Through insight meditation one will come to see that phenomena arise dependent on causes and conditions. One sees that phenomena can spawn new phenomena.

Looking for a first cause is problematic. Why is that?

A first cause breaks causality. One can then ask "What caused the first cause? Or What caused the cause that caused the first cause? And so on ad infinitum".

This question of origin also belongs to The Four Imponderables, namely the 4th one "Speculation about [the origin, etc., of] the cosmos is an imponderable that is not to be speculated about".

The Buddha explained that is it not conducive to ones practice to think about these things. That is because one cannot understand it unless one is a Buddha. If one is not a Buddha thinking about them will only leave the mind agitated and distressed which will not be beneficial for ones practice.

"Therefore, o monks, do not brood over [any of these views] Such brooding, O monks, is senseless, has nothing to do with genuine pure conduct (s. ādibrahmacariyaka-sīla), does not lead to aversion, detachment, extinction, nor to peace, to full comprehension, enlightenment and Nibbāna."

-- SN 56: Saccasamyutta.


From the Buddha's famous "Tears" sutta:

At Savatthi. There the Blessed One said: "From an inconstruable beginning comes transmigration. A beginning point is not evident, though beings hindered by ignorance and fettered by craving are transmigrating & wandering on. What do you think, monks: Which is greater, the tears you have shed while transmigrating & wandering this long, long time — crying & weeping from being joined with what is displeasing, being separated from what is pleasing — or the water in the four great oceans?"

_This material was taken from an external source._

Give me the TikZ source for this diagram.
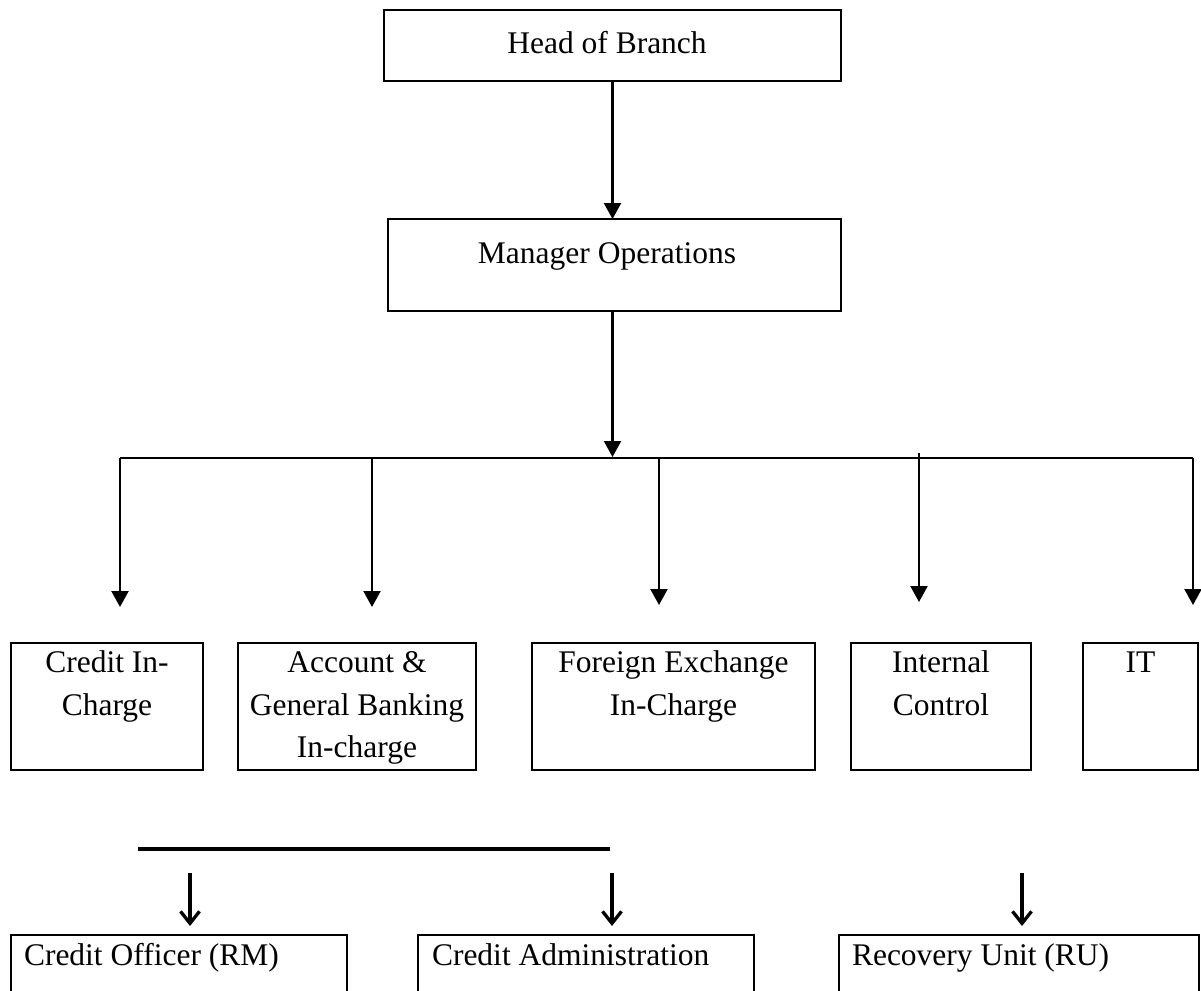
\documentclass[tikz,border=0pt]{standalone}
\usepackage{fontspec}
\setmainfont{Liberation Serif}
\usetikzlibrary{arrows.meta}
\tikzset{
  box/.style={draw, line width=1.8pt, anchor=north west, inner sep=0pt, outer sep=0pt},
  lbl/.style={font=\fontsize{31.5}{42.5}\selectfont, inner sep=0pt, outer sep=0pt, align=center, anchor=north},
  lbll/.style={font=\fontsize{31.5}{42.5}\selectfont, inner sep=0pt, outer sep=0pt, anchor=north west},
  conn/.style={line width=2.2pt},
  arr/.style={line width=2.2pt, -{Triangle[width=17pt,length=16pt]}},
  barb/.style={line width=3.3pt, -{Straight Barb[width=19pt,length=12pt]}},
  bar/.style={line width=3.8pt}
}
\begin{document}
\begin{tikzpicture}[x=1pt,y=-1pt]
\useasboundingbox (0,0) rectangle (1201,990);
\clip (0,0) rectangle (1201,990);

% top boxes
\node[box, minimum width=457pt, minimum height=71pt] (hob) at (384,10) {};
\node[box, minimum width=453pt, minimum height=92pt] (mo) at (388,219) {};
\node[lbl] (hobt) at (607,23.25) {\strut Head of Branch};
\node[lbl] (mot) at (607,233.25) {\strut Manager Operations};

% second row boxes
\node[box, minimum width=192pt, minimum height=127pt] (ci) at (11,643) {};
\node[box, minimum width=238pt, minimum height=127pt] (ag) at (238,643) {};
\node[box, minimum width=283pt, minimum height=127pt] (fx) at (532,643) {};
\node[box, minimum width=180pt, minimum height=127pt] (ic) at (851,643) {};
\node[box, minimum width=115pt, minimum height=127pt] (it) at (1083,643) {};
\node[lbl] (cit) at (ci.north) {\strut Credit In-\\Charge};
\node[lbl] (agt) at (ag.north) {\strut Account \&\\General Banking\\In-charge};
\node[lbl] (fxt) at (fx.north) {\strut Foreign Exchange\\In-Charge};
\node[lbl] (ict) at (ic.north) {\strut Internal\\Control};
\node[lbl] (itt) at (it.north) {\strut IT};

% bottom boxes
\node[box, minimum width=336pt, minimum height=80pt] (co) at (11,935) {};
\node[box, minimum width=336pt, minimum height=80pt] (ca) at (418,935) {};
\node[box, minimum width=360pt, minimum height=80pt] (ru) at (839,935) {};
\node[lbll] (cot) at (24,935.25) {\strut Credit Officer (RM)};
\node[lbll] (cat) at (432,935.25) {\strut Credit Administration};
\node[lbll] (rut) at (852,935.25) {\strut Recovery Unit (RU)};

% connectors top
\draw[arr] (hob.south) -- (hob.south |- mo.north);
\coordinate (bl) at (120,458);
\coordinate (br) at (1193,458);
\draw[conn] (bl) -- (br);
\draw[arr] (hob.south |- mo.south) -- (612.5,457);

\coordinate (t1) at (120,607);
\coordinate (t2) at (372,607);
\coordinate (t3) at (659,605);
\coordinate (t4) at (919,602);
\coordinate (t5) at (1193,605);
\draw[arr] (t1 |- bl) -- (t1);
\draw[arr] (t2 |- bl) -- (t2);
\draw[arr] (t3 |- bl) -- (t3);
\draw[arr] (919,453) -- (t4);
\draw[arr] (t5 |- bl) -- (t5);

% bottom connectors
\coordinate (b1) at (138,849);
\coordinate (b2) at (610,849);
\draw[bar] (b1) -- (b2);
\coordinate (s1) at (190,873);
\coordinate (s2) at (612,873);
\coordinate (s3) at (1022,873);
\draw[barb] (s1) -- (s1 |- 0,926);
\draw[barb] (s2) -- (s2 |- 0,926);
\draw[barb] (s3) -- (s3 |- 0,926);
\end{tikzpicture}
\end{document}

"As we understand the Dhamma taught to us by the Blessed One, this is the greater: the tears we have shed while transmigrating & wandering this long, long time — crying & weeping from being joined with what is displeasing, being separated from what is pleasing — not the water in the four great oceans."


If that is not the case, how were we just infinitely here?

We're still here simply because our "fuel" (greed/anger/delusion) is still here. If the fuel's still here, the machine will keep on running. No more fuel means no more wandering in samsara.

  • Also very relevant is the doctrine of Dependent Origination. Spontaneously arising together and ceasing together. One without the other does not manifest -- what are these ones and others? Welcome to Buddhism. =)
    – sova
    Commented Jul 3, 2015 at 4:24

A similar question occurred in Lord Mind's too. Lord Buddha in search of the beginning looked back into the past of Lord's own samsara. This should go with the saying that among all the beings who can recall previous lives, lord Buddha is the most skilled in that task. With that ability no one matches lord Buddha in speed and the amount of lives visible.

Lord Buddha addressed monks and said, It is a waste of time to look back to seek a beginning, even with the ability of a Buddha. I have looked back for eons and what I've seen is not even a fraction. Samsara is too long to look back and find a beginning.

Buddhism does not teach of a beginning of a samsara and refuse to answer it because of the search for that question is not with a foreseeable end. That itself is the reason that Buddhism teach beings to not to be late, not to postpone the path. Because it is very long and the end of all suffering is not possible without Nirvana.

Namo Buddhaya!


Your questions sounds like: how can one be born a first time before having sinned ? Life is not a punishment, Through life you will get ups and lows and try to match theses variation with a constant rule, that is why we have this notion of good and bad which is different according to cultures and individuals. How do you believe what living people can tell about death ? No one will ever know.